How to Show Grouping in Scatterplots
A scatterplot shows the relationship between continuous variables. Showing a grouping factor in this plot adds another dimension and can greatly enhance a plot’s usefulness. This article will explore two ways of showing a grouping variable in a scatterplot. The difference between the two methods is the fit line. One method uses one fit for all levels of a grouping factor, but shows the levels with point marker colors and patterns. The other method will fit separate lines for each group.
The data set used in this example, Irisdat.sta, contains measurements for various parts of the flower for three different varieties of iris. To open the data set, select the Home tab and in the File group, click the Open arrow. From the menu, select Open Examples to display the Open a STATISTICA Data File dialog. Double-click the Datasets folder, and then open Irisdat.sta.

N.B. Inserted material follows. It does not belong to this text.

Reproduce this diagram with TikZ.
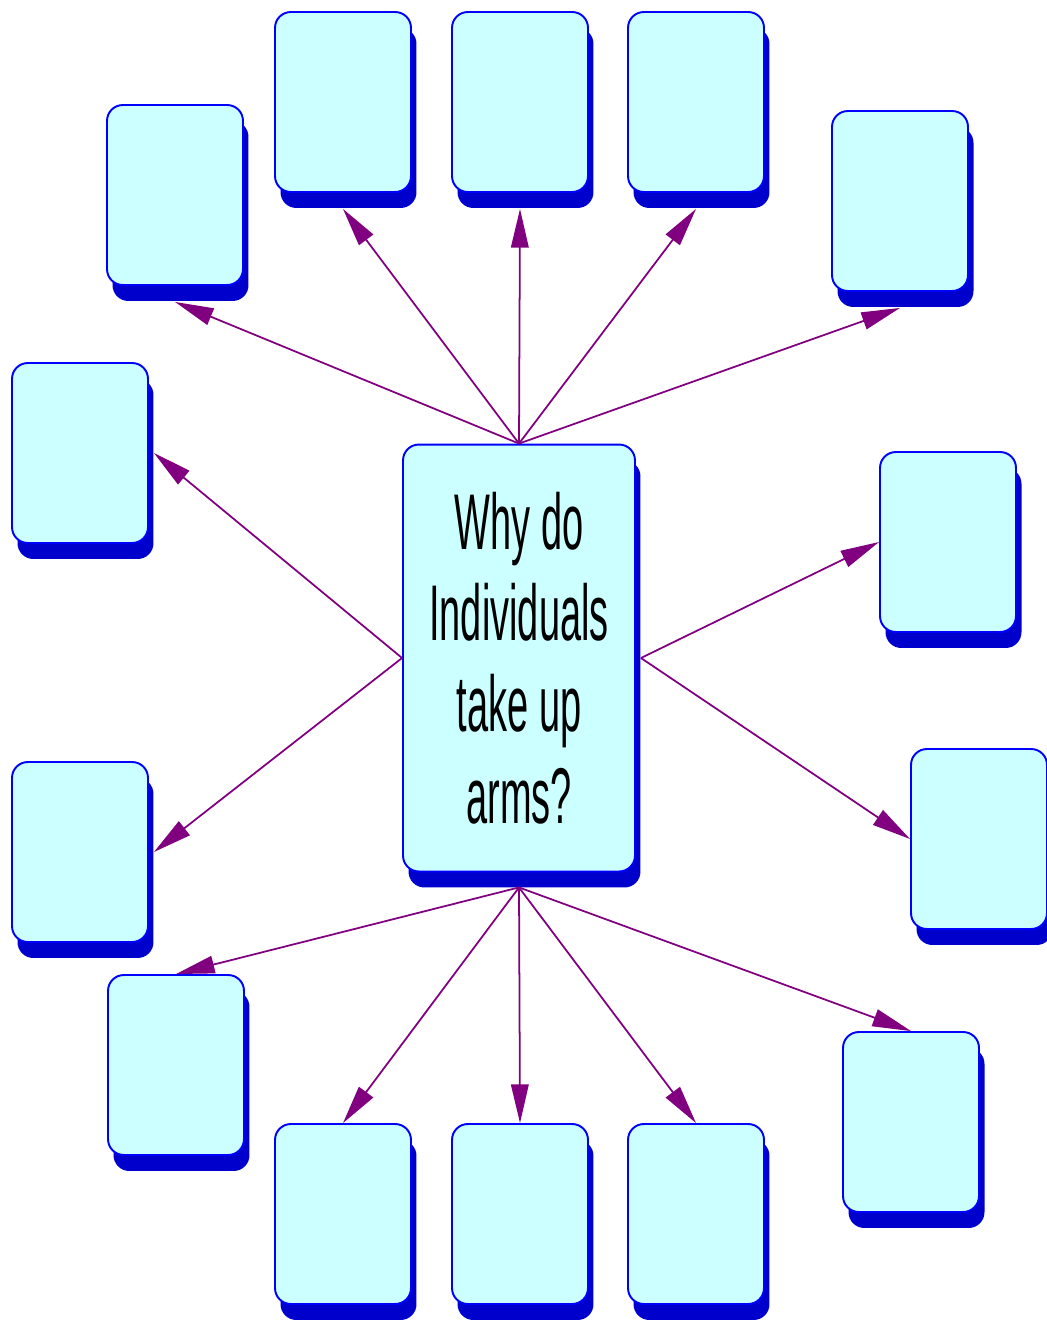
\documentclass[tikz,border=0pt]{standalone}
\usepackage{fontspec}
\newfontfamily\narrowfont[FakeStretch=0.48]{Liberation Sans}
\usetikzlibrary{arrows.meta,shadows}
\definecolor{boxfill}{RGB}{204,255,255}
\definecolor{boxline}{RGB}{0,0,255}
\definecolor{boxshadow}{RGB}{0,0,204}
\definecolor{linkpurple}{RGB}{128,0,128}
\tikzset{
  idea/.style={draw=boxline, line width=1.1pt, fill=boxfill, rounded corners=9pt,
    minimum width=2.72cm, minimum height=3.6cm,
    general shadow={fill=boxshadow, shadow xshift=0.11cm, shadow yshift=-0.32cm}},
  link/.style={draw=linkpurple, line width=1pt, -{Triangle[length=22pt,width=10pt]}}
}
\begin{document}
\begin{tikzpicture}[x=0.02cm,y=-0.02cm]
\useasboundingbox (0,0) rectangle (1046,1321);

% the question in the middle
\node[idea, minimum width=4.64cm, minimum height=8.54cm, align=center,
  font=\narrowfont\fontsize{45}{52}\selectfont] (q) at (519,658)
  {Why do\\Individuals\\take up\\arms?};

% empty boxes round it
\foreach \n/\x/\y in {b1/175/195, b2/343/102, b3/520/102, b4/696/102, b5/900/201,
    b6/80/453, b7/948/542, b8/80/852, b9/979/839,
    b10/176/1065, b11/343/1214, b12/520/1214, b13/696/1214, b14/911/1122}
  \node[idea] (\n) at (\x,\y) {};

% arrows out of the question
\foreach \b in {b1,b2,b3,b4,b5}
  \draw[link] (q.north) -- ([yshift=-0.32cm]\b.south);
\foreach \b in {b6,b8}
  \draw[link] (q.west) -- ([xshift=0.1cm]\b.east);
\foreach \b in {b7,b9}
  \draw[link] ([xshift=0.1cm]q.east) -- (\b.west);
\foreach \b in {b10,b11,b12,b13,b14}
  \draw[link] ([yshift=-0.3cm]q.south) -- (\b.north);
\end{tikzpicture}
\end{document}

One Fit Line for All Groups
Select the Graphs tab. In the Common group, click Scatterplot to display the 2D Scatterplots Startup Panel. Click the Variables button to display the Select Variables for Scatterplots dialog, and select SEPALLEN as X and SEPALWID as Y.
Click the OK button.
On the Advanced tab of the 2D Scatterplots Startup Panel,
click the Mark Selected Subsets button. The Specify Multiple Subsets dialog will be displayed. Create the three subsets for the grouping factor, IRISTYPE as shown in the next image.

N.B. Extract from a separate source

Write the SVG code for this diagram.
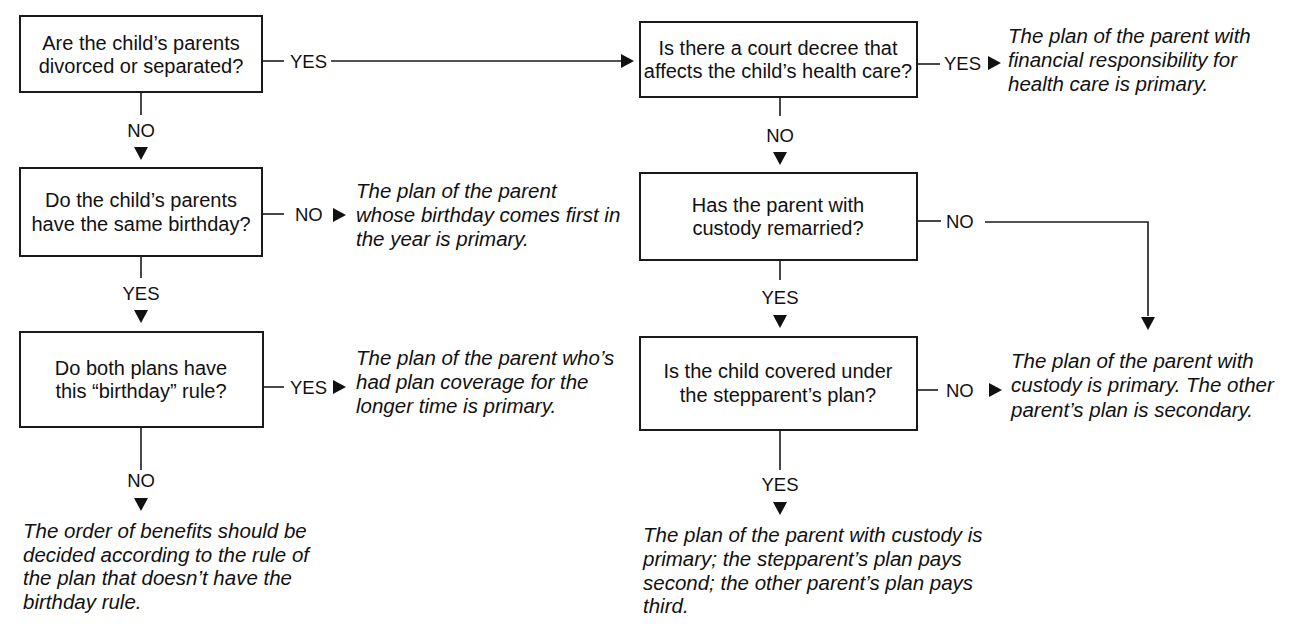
<svg xmlns="http://www.w3.org/2000/svg" xmlns:xlink="http://www.w3.org/1999/xlink" width="1309" height="624" viewBox="0 0 1309 624">
<style>
.bx{fill:#fff;stroke:#1a1a1a;stroke-width:2}
.ln{fill:none;stroke:#1a1a1a;stroke-width:1.6}
.ah{fill:#111}
.q{font-family:"Liberation Sans",Arial,sans-serif;font-size:20px;fill:#111;text-anchor:middle}
.r{font-family:"Liberation Sans",Arial,sans-serif;font-size:20.5px;font-style:italic;fill:#111}
.l{font-family:"Liberation Sans",Arial,sans-serif;font-size:18.5px;fill:#111}
.lc{font-family:"Liberation Sans",Arial,sans-serif;font-size:18.5px;fill:#111;text-anchor:middle}
</style>
<defs>
<path id="ad" d="M-7,0 L7,0 L0,13 Z"/>
<path id="ar" d="M0,-7 L13,0 L0,7 Z"/>
</defs>
<rect width="1309" height="624" fill="#fff"/>

<g id="connectors">
  <!-- box1 YES -> box2 -->
  <line class="ln" x1="262" y1="61" x2="284" y2="61"/>
  <text class="l" x="290" y="68">YES</text>
  <line class="ln" x1="331" y1="61" x2="621" y2="61"/>
  <use href="#ar" class="ah" x="621" y="61"/>
  <!-- box1 NO -> box3 -->
  <line class="ln" x1="141" y1="92" x2="141" y2="115"/>
  <text class="lc" x="141" y="137">NO</text>
  <use href="#ad" class="ah" x="141" y="147"/>
  <!-- box3 NO -> result -->
  <line class="ln" x1="262" y1="214" x2="284" y2="214"/>
  <text class="l" x="295" y="221">NO</text>
  <use href="#ar" class="ah" x="333" y="215"/>
  <!-- box3 YES -> box4 -->
  <line class="ln" x1="141" y1="256" x2="141" y2="278"/>
  <text class="lc" x="141" y="300">YES</text>
  <use href="#ad" class="ah" x="141" y="310"/>
  <!-- box4 YES -> result -->
  <line class="ln" x1="263" y1="387" x2="284" y2="387"/>
  <text class="l" x="290" y="394">YES</text>
  <use href="#ar" class="ah" x="333" y="387"/>
  <!-- box4 NO -> result -->
  <line class="ln" x1="141" y1="427" x2="141" y2="470"/>
  <text class="lc" x="141" y="487">NO</text>
  <use href="#ad" class="ah" x="141" y="498"/>
  <!-- box2 YES -> result -->
  <line class="ln" x1="917" y1="64" x2="940" y2="64"/>
  <text class="l" x="944" y="70">YES</text>
  <use href="#ar" class="ah" x="988" y="63"/>
  <!-- box2 NO -> box5 -->
  <line class="ln" x1="780" y1="97" x2="780" y2="116"/>
  <text class="lc" x="780" y="142">NO</text>
  <use href="#ad" class="ah" x="780" y="152"/>
  <!-- box5 NO -> result -->
  <line class="ln" x1="917" y1="221" x2="941" y2="221"/>
  <text class="l" x="946" y="228">NO</text>
  <polyline class="ln" points="985,222 1148,222 1148,316"/>
  <use href="#ad" class="ah" x="1148" y="317"/>
  <!-- box5 YES -> box6 -->
  <line class="ln" x1="780" y1="260" x2="780" y2="280"/>
  <text class="lc" x="780" y="304">YES</text>
  <use href="#ad" class="ah" x="780" y="315"/>
  <!-- box6 NO -> result -->
  <line class="ln" x1="917" y1="390" x2="938" y2="390"/>
  <text class="l" x="946" y="397">NO</text>
  <use href="#ar" class="ah" x="989" y="390"/>
  <!-- box6 YES -> result -->
  <line class="ln" x1="780" y1="430" x2="780" y2="470"/>
  <text class="lc" x="780" y="491">YES</text>
  <use href="#ad" class="ah" x="780" y="502"/>
</g>

<g id="n1">
  <rect class="bx" x="20" y="16" width="242" height="76"/>
  <text class="q" x="141" y="50">Are the child’s parents</text>
  <text class="q" x="141" y="73">divorced or separated?</text>
</g>
<g id="n3">
  <rect class="bx" x="20" y="168" width="242" height="88"/>
  <text class="q" x="141" y="207">Do the child’s parents</text>
  <text class="q" x="141" y="231">have the same birthday?</text>
</g>
<g id="n4">
  <rect class="bx" x="20" y="332" width="243" height="95"/>
  <text class="q" x="141" y="375">Do both plans have</text>
  <text class="q" x="141" y="398">this “birthday” rule?</text>
</g>
<g id="n2">
  <rect class="bx" x="640" y="22" width="277" height="75"/>
  <text class="q" x="778" y="55">Is there a court decree that</text>
  <text class="q" x="778" y="78">affects the child’s health care?</text>
</g>
<g id="n5">
  <rect class="bx" x="640" y="173" width="277" height="87"/>
  <text class="q" x="778" y="212">Has the parent with</text>
  <text class="q" x="778" y="235">custody remarried?</text>
</g>
<g id="n6">
  <rect class="bx" x="640" y="337" width="277" height="93"/>
  <text class="q" x="778" y="378">Is the child covered under</text>
  <text class="q" x="778" y="402">the stepparent’s plan?</text>
</g>

<g id="r1">
  <text class="r" x="356" y="198">The plan of the parent</text>
  <text class="r" x="356" y="222">whose birthday comes first in</text>
  <text class="r" x="356" y="246">the year is primary.</text>
</g>
<g id="r2">
  <text class="r" x="356" y="365">The plan of the parent who’s</text>
  <text class="r" x="356" y="389">had plan coverage for the</text>
  <text class="r" x="356" y="413">longer time is primary.</text>
</g>
<g id="r3">
  <text class="r" x="23" y="538">The order of benefits should be</text>
  <text class="r" x="23" y="561.5">decided according to the rule of</text>
  <text class="r" x="23" y="585">the plan that doesn’t have the</text>
  <text class="r" x="23" y="608.5">birthday rule.</text>
</g>
<g id="r4">
  <text class="r" x="1008" y="43">The plan of the parent with</text>
  <text class="r" x="1008" y="67">financial responsibility for</text>
  <text class="r" x="1008" y="91">health care is primary.</text>
</g>
<g id="r5">
  <text class="r" x="1011" y="368">The plan of the parent with</text>
  <text class="r" x="1011" y="392">custody is primary. The other</text>
  <text class="r" x="1011" y="417">parent’s plan is secondary.</text>
</g>
<g id="r6">
  <text class="r" x="643" y="542">The plan of the parent with custody is</text>
  <text class="r" x="643" y="565.5">primary; the stepparent’s plan pays</text>
  <text class="r" x="643" y="589.5">second; the other parent’s plan pays</text>
  <text class="r" x="643" y="613">third.</text>
</g>
</svg>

Click OK in the Specify Multiple Subsets dialog, and click OK in the 2D Scatterplots Startup Panel. The resulting graph will be a scatterplot that contains one fit line for all points but distinguishes points by the grouping variable, IRISTYPE, with colors and point markers.

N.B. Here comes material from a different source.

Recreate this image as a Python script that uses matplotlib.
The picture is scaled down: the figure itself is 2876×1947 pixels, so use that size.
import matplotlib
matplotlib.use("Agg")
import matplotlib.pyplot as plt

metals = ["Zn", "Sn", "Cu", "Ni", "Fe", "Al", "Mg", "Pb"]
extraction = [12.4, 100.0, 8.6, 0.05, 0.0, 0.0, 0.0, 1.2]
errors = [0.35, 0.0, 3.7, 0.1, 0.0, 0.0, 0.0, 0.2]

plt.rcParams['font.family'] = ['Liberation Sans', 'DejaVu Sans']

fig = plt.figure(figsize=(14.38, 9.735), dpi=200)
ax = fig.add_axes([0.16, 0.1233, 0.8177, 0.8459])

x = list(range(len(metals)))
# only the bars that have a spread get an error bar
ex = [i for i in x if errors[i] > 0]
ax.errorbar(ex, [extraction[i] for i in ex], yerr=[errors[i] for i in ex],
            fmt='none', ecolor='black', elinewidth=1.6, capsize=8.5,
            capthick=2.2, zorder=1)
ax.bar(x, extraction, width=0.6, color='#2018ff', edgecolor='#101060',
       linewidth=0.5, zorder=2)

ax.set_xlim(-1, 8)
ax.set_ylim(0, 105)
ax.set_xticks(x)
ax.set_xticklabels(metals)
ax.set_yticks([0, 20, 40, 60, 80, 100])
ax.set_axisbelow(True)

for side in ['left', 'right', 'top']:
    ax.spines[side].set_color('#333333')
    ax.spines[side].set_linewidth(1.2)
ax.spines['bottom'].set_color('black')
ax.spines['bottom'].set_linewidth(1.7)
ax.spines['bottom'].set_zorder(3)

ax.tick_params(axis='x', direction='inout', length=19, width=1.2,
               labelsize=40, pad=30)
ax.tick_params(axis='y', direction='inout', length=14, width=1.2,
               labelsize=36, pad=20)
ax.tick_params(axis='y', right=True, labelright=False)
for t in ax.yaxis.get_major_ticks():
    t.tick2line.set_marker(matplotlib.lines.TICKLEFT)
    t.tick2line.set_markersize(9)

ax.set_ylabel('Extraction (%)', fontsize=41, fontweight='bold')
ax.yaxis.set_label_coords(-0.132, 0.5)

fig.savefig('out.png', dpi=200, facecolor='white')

Separate Fit Lines for Groups
Alternatively, it may be appropriate to use separate fit lines for the three groups. To do this, create a categorized graph. Start a new 2D Scatterplots analysis, and select variables as before.
Now, in the 2D Scatterplots Startup Panel, select the Categorized tab. Select the On check box in the X-Categories group box. The options will become active. Click the Change Variable button to display the Select Categorization Variable dialog. Select IRISTYPE.
Click OK to close this dialog and return to the 2D Scatterplots Startup Panel.
The options such as Integer mode, Unique values, Categories, etc., give you flexibility with the grouping variable. A categorization variable does not have to be categorical in nature.
In the Layout group box, select the Overlaid option button.
Click OK to create the graph. Three separate fit lines are shown for the three categories in addition to the groups being designated by colors and point markers.
STATISTICA graphs offer extensive flexibility, which enables you to create the representation of the data that you need.